WORK TO BE COMPLETED
Reproduce nothing but the lines from the start of the material through the line that includes "const SX = 0.9;", both ends included, and omit every picture.

SOURCE DATA

-=-=-=-=-

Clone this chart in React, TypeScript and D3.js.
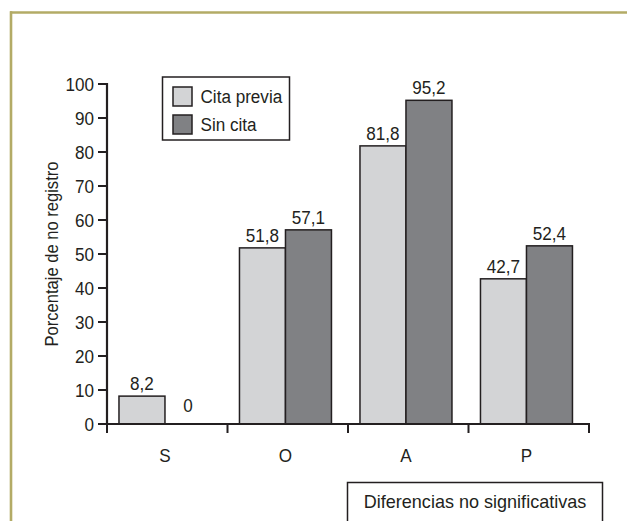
import React from "react";
import * as d3 from "d3";

const categories = ["S", "O", "A", "P"];
const seriesNames = ["Cita previa", "Sin cita"];
const citaPrevia = [8.2, 51.8, 81.8, 42.7];
const sinCita = [0, 57.1, 95.2, 52.4];
const valueLabels = [
  ["8,2", "51,8", "81,8", "42,7"],
  ["0", "57,1", "95,2", "52,4"],
];
const yTicks = [0, 10, 20, 30, 40, 50, 60, 70, 80, 90, 100];
const yLabel = "Porcentaje de no registro";
const noteText = "Diferencias no significativas";

const W = 627;
const H = 521;
const FONT = "'Liberation Sans', Arial, sans-serif";
const colors = ["#d3d4d6", "#808184"];
const ink = "#231f20";
const frame = "#b3ab66";
const SX = 0.9;

function T({
  x,
  y,
  anchor = "start",
  size = 19,
  sx = SX,
  rotate = 0,
  dy,
  children,
}: {
  x: number;
  y: number;
  anchor?: string;
  size?: number;
  sx?: number;
  rotate?: number;
  dy?: string;
  children: React.ReactNode;
}) {
  return (
    <text
      transform={`translate(${x},${y}) rotate(${rotate}) scale(${sx},1)`}
      fontFamily={FONT}
      fontSize={size}
      fill={ink}
      textAnchor={anchor}
      dy={dy}
    >
      {children}
    </text>
  );
}

export default function App() {
  const series = [citaPrevia, sinCita];
  const x = d3.scaleBand<string>().domain(categories).range([107, 589]).padding(0);
  const x1 = d3
    .scaleBand<number>()
    .domain([0, 1])
    .range([0, x.bandwidth()])
    .paddingInner(0)
    .paddingOuter(0.31)
    .align(0.42);
  const y = d3.scaleLinear().domain([0, 100]).range([424, 84]);

  return (
    <svg
      width={W}
      height={H}
      style={{ position: "absolute", left: 0, top: 0, background: "#fff" }}
    >
      {/* frame */}
      <line x1={10} x2={W} y1={12.5} y2={12.5} stroke={frame} strokeWidth={2.6} />
      <line x1={11} x2={11} y1={11.2} y2={H} stroke={frame} strokeWidth={2.6} />

      {/* bars */}
      {categories.map((c, i) =>
        series.map((s, j) => {
          const v = s[i];
          const bx = (x(c) as number) + (x1(j) as number);
          return (
            <g key={c + j}>
              <rect
                x={bx}
                y={y(v)}
                width={x1.bandwidth()}
                height={y(0) - y(v)}
                fill={colors[j]}
                stroke={ink}
                strokeWidth={1.5}
              />
              <T x={bx + x1.bandwidth() / 2} y={Math.min(y(v), y(0) - 6) - 6} anchor="middle">
                {valueLabels[j][i]}
              </T>
            </g>
          );
        })
      )}

      {/* y axis */}
      <line x1={107} x2={107} y1={y(100) - 1} y2={y(0) + 1} stroke={ink} strokeWidth={2.2} />
      {yTicks.map((t) => (
        <g key={t}>
          <line x1={98} x2={107} y1={y(t)} y2={y(t)} stroke={ink} strokeWidth={2} />
          <T x={94} y={y(t)} dy="0.35em" anchor="end">
            {t}
          </T>
        </g>
      ))}
      <T x={58} y={(y(0) + y(100)) / 2} rotate={-90} anchor="middle" size={18} sx={0.92}>
        {yLabel}
      </T>

      {/* x axis */}
      <line x1={106} x2={590} y1={y(0)} y2={y(0)} stroke={ink} strokeWidth={2.2} />
      {[...categories.map((c) => x(c) as number), 589].map((bx, i) => (
        <line key={i} x1={bx} x2={bx} y1={y(0)} y2={y(0) + 9} stroke={ink} strokeWidth={2} />
      ))}
      {categories.map((c) => (
        <T key={c} x={(x(c) as number) + (x1(0) as number) + x1.bandwidth()} y={462} anchor="middle">
          {c}
        </T>
      ))}

      {/* legend */}
      <rect x={162.5} y={77} width={127} height={63} fill="#fff" stroke={ink} strokeWidth={1.5} />
      {seriesNames.map((n, j) => (
        <g key={n}>
          <rect
            x={173}
            y={87 + j * 28}
            width={19}
            height={19}
            fill={colors[j]}
            stroke={ink}
            strokeWidth={1.5}
          />
          <T x={200.5} y={87 + j * 28 + 16}>
            {n}
          </T>
        </g>
      ))}

      {/* note box */}
      <path d={`M347.5,${H} V482.5 H602.5 V${H}`} fill="none" stroke={ink} strokeWidth={1.5} />
      <T x={475} y={508} anchor="middle" sx={0.95}>
        {noteText}
      </T>
    </svg>
  );
}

-=-=-=-=-

TASK ANSWER
Clone this chart in React, TypeScript and D3.js.
import React from "react";
import * as d3 from "d3";

const categories = ["S", "O", "A", "P"];
const seriesNames = ["Cita previa", "Sin cita"];
const citaPrevia = [8.2, 51.8, 81.8, 42.7];
const sinCita = [0, 57.1, 95.2, 52.4];
const valueLabels = [
  ["8,2", "51,8", "81,8", "42,7"],
  ["0", "57,1", "95,2", "52,4"],
];
const yTicks = [0, 10, 20, 30, 40, 50, 60, 70, 80, 90, 100];
const yLabel = "Porcentaje de no registro";
const noteText = "Diferencias no significativas";

const W = 627;
const H = 521;
const FONT = "'Liberation Sans', Arial, sans-serif";
const colors = ["#d3d4d6", "#808184"];
const ink = "#231f20";
const frame = "#b3ab66";
const SX = 0.9;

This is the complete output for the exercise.